== Do this ==
Leave out the pictures and retype only the lines from the opening line to the line that holds "d3.scaleLinear().domain([0, 100000]).range([height, 0])", both ends included.

--- Begin Dataset content ---

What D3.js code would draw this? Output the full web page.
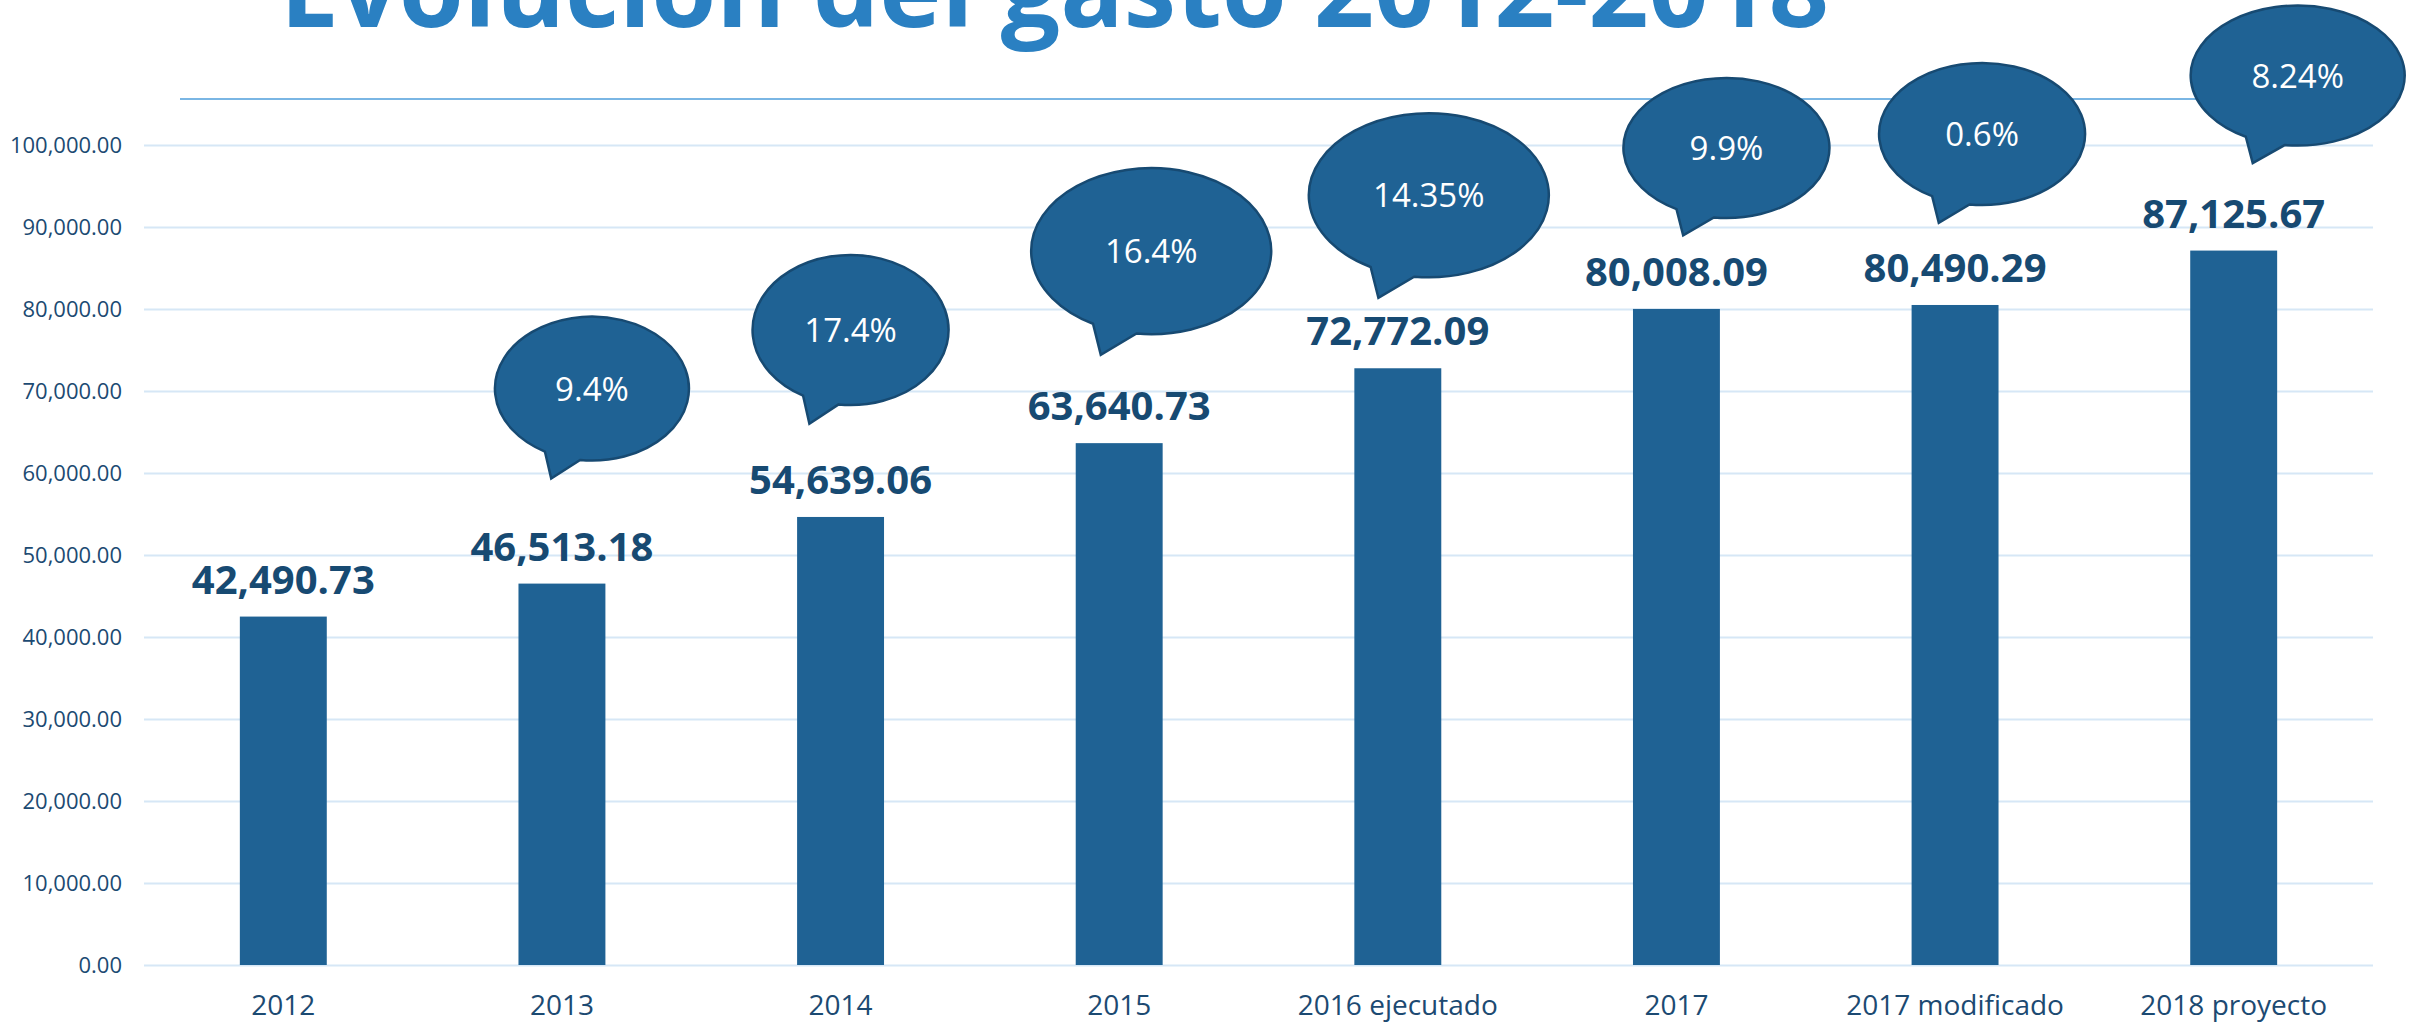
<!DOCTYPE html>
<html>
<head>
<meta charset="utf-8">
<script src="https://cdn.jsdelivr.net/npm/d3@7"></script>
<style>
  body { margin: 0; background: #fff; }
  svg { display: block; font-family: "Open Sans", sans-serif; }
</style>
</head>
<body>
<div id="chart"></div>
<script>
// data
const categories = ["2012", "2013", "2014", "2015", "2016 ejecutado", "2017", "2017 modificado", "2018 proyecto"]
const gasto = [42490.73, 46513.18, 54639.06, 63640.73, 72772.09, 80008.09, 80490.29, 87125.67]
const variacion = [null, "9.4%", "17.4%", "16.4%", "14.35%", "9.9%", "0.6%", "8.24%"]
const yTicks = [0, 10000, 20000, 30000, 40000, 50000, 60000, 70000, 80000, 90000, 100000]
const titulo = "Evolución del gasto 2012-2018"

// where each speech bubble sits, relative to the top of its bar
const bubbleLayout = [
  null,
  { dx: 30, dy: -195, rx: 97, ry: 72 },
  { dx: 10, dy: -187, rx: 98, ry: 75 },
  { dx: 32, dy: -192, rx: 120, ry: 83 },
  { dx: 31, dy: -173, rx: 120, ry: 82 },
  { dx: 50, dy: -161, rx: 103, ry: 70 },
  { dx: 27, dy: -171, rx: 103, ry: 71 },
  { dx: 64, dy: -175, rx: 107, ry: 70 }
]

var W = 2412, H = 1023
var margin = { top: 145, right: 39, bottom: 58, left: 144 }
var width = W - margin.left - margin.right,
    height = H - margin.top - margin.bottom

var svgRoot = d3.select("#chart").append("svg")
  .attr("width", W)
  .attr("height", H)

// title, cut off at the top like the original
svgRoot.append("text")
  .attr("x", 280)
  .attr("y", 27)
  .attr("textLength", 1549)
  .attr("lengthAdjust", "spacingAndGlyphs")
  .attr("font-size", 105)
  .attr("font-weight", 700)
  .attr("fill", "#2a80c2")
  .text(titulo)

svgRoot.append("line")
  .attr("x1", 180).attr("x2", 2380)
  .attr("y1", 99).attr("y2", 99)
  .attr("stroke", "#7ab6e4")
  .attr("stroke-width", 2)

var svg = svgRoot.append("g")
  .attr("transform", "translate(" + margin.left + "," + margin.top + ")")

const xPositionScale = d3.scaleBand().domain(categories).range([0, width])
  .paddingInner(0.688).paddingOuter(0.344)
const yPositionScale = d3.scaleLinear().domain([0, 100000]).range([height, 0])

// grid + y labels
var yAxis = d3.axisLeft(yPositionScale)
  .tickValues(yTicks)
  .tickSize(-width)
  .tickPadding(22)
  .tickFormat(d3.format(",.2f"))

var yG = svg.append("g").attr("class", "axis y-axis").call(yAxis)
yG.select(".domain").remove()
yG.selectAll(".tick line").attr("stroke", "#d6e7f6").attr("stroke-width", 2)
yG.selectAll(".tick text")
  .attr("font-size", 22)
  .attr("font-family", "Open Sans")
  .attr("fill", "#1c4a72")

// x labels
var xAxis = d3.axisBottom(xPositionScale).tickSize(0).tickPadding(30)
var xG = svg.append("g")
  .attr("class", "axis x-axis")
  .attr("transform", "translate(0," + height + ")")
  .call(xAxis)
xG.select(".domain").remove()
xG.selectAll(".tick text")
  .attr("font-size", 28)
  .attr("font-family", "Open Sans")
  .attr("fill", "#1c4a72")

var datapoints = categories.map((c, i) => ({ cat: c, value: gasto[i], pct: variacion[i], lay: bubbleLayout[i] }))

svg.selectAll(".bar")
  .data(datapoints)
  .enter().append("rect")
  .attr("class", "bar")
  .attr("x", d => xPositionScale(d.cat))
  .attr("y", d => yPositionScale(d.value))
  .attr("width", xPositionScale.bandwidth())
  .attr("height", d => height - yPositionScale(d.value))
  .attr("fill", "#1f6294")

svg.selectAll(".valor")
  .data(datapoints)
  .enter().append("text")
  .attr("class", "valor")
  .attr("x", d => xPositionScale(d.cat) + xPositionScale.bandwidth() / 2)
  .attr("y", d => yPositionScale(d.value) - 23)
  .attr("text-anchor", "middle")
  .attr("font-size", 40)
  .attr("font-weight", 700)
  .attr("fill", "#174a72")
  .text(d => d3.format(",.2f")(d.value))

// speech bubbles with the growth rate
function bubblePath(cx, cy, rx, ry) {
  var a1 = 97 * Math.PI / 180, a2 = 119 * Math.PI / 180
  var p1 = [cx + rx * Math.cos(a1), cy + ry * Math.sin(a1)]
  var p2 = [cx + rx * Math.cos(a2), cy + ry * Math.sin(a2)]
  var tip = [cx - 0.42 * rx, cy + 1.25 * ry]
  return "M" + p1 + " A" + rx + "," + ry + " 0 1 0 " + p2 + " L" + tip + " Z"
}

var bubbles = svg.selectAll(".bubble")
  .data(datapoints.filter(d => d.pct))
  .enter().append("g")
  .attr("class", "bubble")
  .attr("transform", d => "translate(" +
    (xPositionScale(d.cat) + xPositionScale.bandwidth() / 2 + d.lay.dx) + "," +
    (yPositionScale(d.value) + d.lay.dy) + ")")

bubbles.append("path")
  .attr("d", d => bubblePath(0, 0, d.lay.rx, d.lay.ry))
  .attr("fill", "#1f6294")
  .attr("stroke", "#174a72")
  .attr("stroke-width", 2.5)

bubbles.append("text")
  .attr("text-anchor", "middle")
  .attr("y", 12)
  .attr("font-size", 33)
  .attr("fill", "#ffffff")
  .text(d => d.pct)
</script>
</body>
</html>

--- End Dataset content ---

== Exercise answer ==
What D3.js code would draw this? Output the full web page.
<!DOCTYPE html>
<html>
<head>
<meta charset="utf-8">
<script src="https://cdn.jsdelivr.net/npm/d3@7"></script>
<style>
  body { margin: 0; background: #fff; }
  svg { display: block; font-family: "Open Sans", sans-serif; }
</style>
</head>
<body>
<div id="chart"></div>
<script>
// data
const categories = ["2012", "2013", "2014", "2015", "2016 ejecutado", "2017", "2017 modificado", "2018 proyecto"]
const gasto = [42490.73, 46513.18, 54639.06, 63640.73, 72772.09, 80008.09, 80490.29, 87125.67]
const variacion = [null, "9.4%", "17.4%", "16.4%", "14.35%", "9.9%", "0.6%", "8.24%"]
const yTicks = [0, 10000, 20000, 30000, 40000, 50000, 60000, 70000, 80000, 90000, 100000]
const titulo = "Evolución del gasto 2012-2018"

// where each speech bubble sits, relative to the top of its bar
const bubbleLayout = [
  null,
  { dx: 30, dy: -195, rx: 97, ry: 72 },
  { dx: 10, dy: -187, rx: 98, ry: 75 },
  { dx: 32, dy: -192, rx: 120, ry: 83 },
  { dx: 31, dy: -173, rx: 120, ry: 82 },
  { dx: 50, dy: -161, rx: 103, ry: 70 },
  { dx: 27, dy: -171, rx: 103, ry: 71 },
  { dx: 64, dy: -175, rx: 107, ry: 70 }
]

var W = 2412, H = 1023
var margin = { top: 145, right: 39, bottom: 58, left: 144 }
var width = W - margin.left - margin.right,
    height = H - margin.top - margin.bottom

var svgRoot = d3.select("#chart").append("svg")
  .attr("width", W)
  .attr("height", H)

// title, cut off at the top like the original
svgRoot.append("text")
  .attr("x", 280)
  .attr("y", 27)
  .attr("textLength", 1549)
  .attr("lengthAdjust", "spacingAndGlyphs")
  .attr("font-size", 105)
  .attr("font-weight", 700)
  .attr("fill", "#2a80c2")
  .text(titulo)

svgRoot.append("line")
  .attr("x1", 180).attr("x2", 2380)
  .attr("y1", 99).attr("y2", 99)
  .attr("stroke", "#7ab6e4")
  .attr("stroke-width", 2)

var svg = svgRoot.append("g")
  .attr("transform", "translate(" + margin.left + "," + margin.top + ")")

const xPositionScale = d3.scaleBand().domain(categories).range([0, width])
  .paddingInner(0.688).paddingOuter(0.344)
const yPositionScale = d3.scaleLinear().domain([0, 100000]).range([height, 0])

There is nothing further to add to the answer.